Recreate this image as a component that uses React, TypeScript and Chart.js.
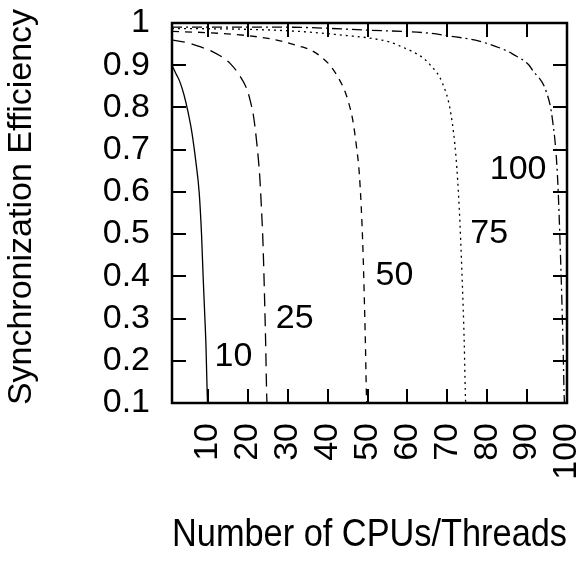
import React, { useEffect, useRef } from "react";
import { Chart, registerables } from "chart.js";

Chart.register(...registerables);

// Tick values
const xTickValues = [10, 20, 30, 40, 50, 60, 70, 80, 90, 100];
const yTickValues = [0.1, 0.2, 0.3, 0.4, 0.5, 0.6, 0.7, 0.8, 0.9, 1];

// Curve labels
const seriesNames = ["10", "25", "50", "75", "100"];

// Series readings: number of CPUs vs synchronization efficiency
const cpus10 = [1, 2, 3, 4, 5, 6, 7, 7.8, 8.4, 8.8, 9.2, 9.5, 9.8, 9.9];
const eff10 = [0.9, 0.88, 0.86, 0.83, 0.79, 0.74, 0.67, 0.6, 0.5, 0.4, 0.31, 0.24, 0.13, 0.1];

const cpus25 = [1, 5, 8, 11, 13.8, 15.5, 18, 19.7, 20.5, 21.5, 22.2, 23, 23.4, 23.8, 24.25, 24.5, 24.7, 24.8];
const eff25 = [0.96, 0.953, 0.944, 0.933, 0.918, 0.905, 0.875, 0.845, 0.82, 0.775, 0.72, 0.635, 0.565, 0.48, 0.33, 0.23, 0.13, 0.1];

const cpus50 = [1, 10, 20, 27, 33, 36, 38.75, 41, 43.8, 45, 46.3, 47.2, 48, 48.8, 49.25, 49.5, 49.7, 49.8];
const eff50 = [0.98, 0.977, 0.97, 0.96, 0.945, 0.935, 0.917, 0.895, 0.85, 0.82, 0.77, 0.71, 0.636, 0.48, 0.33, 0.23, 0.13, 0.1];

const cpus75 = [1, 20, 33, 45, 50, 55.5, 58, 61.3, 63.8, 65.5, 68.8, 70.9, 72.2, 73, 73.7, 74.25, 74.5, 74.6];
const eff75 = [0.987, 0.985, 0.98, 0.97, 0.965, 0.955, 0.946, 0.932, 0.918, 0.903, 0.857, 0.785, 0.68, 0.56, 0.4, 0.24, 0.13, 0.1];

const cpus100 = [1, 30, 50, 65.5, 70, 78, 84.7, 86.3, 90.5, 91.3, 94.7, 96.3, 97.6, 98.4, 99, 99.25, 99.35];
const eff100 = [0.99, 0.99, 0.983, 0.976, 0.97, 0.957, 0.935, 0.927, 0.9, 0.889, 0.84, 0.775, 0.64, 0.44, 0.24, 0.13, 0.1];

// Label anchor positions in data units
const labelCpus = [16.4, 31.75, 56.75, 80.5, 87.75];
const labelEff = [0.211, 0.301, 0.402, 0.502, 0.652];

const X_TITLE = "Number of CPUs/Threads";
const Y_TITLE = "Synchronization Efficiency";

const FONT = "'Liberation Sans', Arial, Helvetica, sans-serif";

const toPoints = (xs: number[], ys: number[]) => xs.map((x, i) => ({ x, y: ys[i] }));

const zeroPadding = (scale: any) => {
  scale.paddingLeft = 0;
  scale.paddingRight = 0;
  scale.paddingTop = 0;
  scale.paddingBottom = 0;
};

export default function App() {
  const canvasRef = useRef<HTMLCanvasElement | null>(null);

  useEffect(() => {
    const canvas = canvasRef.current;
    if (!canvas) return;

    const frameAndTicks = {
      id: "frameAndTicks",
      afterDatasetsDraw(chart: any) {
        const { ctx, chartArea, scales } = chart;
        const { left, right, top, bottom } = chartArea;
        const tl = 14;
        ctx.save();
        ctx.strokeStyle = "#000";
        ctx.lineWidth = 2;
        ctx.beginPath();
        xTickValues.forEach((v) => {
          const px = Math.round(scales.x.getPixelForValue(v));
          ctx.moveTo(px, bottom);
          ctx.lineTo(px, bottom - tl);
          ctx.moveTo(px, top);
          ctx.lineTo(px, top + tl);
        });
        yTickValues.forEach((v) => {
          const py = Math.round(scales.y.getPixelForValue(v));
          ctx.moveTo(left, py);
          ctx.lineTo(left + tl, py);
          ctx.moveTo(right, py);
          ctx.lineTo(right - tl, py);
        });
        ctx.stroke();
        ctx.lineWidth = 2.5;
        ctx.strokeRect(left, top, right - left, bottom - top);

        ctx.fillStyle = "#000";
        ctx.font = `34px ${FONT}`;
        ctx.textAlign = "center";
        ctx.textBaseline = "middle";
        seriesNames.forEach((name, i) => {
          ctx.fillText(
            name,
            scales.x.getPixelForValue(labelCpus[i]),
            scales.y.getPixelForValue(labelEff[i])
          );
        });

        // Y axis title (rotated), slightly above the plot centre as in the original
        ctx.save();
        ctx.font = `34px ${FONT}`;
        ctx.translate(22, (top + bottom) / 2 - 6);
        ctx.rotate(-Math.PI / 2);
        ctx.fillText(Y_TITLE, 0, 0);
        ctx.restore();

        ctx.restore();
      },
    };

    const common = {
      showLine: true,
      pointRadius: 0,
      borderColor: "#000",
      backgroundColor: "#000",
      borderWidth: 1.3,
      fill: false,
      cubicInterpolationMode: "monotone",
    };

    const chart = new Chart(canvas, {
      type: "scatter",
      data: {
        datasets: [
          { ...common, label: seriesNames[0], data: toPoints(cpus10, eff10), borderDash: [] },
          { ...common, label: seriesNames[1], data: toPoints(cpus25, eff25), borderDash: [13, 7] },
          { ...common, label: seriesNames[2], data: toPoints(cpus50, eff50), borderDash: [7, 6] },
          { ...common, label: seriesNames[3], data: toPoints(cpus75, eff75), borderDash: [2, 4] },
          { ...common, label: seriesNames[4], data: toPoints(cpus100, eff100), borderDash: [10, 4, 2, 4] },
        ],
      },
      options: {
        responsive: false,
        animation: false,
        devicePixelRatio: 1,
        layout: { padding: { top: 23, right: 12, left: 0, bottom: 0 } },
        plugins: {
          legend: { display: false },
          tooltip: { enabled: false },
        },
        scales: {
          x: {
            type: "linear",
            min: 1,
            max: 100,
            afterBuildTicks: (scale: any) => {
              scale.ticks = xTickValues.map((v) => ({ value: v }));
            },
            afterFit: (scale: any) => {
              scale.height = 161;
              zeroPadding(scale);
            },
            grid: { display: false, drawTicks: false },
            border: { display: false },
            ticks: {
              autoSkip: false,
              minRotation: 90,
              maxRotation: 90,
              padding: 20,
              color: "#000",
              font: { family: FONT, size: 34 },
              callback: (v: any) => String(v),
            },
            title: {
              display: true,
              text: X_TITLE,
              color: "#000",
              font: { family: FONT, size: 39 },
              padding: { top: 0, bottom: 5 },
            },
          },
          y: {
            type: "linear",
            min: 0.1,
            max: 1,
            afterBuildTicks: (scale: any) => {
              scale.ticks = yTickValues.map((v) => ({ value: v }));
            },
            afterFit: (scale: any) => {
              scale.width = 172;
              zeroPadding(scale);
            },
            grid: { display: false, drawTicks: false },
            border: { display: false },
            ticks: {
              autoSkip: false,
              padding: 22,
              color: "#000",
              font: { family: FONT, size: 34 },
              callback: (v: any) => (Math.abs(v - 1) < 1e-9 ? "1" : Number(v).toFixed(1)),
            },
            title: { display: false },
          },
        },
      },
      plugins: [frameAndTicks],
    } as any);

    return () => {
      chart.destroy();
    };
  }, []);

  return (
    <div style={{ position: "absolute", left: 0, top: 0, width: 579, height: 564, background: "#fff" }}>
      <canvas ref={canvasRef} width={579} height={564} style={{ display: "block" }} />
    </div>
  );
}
- - -
- [What the task requires] Repeat only the lines between the start of the data and the line with "0.31, 0.24, 0.13, 0.1];", including those two lines, and skip the pictures.

- [Answer for the task]
Recreate this image as a component that uses React, TypeScript and Chart.js.
import React, { useEffect, useRef } from "react";
import { Chart, registerables } from "chart.js";

Chart.register(...registerables);

// Tick values
const xTickValues = [10, 20, 30, 40, 50, 60, 70, 80, 90, 100];
const yTickValues = [0.1, 0.2, 0.3, 0.4, 0.5, 0.6, 0.7, 0.8, 0.9, 1];

// Curve labels
const seriesNames = ["10", "25", "50", "75", "100"];

// Series readings: number of CPUs vs synchronization efficiency
const cpus10 = [1, 2, 3, 4, 5, 6, 7, 7.8, 8.4, 8.8, 9.2, 9.5, 9.8, 9.9];
const eff10 = [0.9, 0.88, 0.86, 0.83, 0.79, 0.74, 0.67, 0.6, 0.5, 0.4, 0.31, 0.24, 0.13, 0.1];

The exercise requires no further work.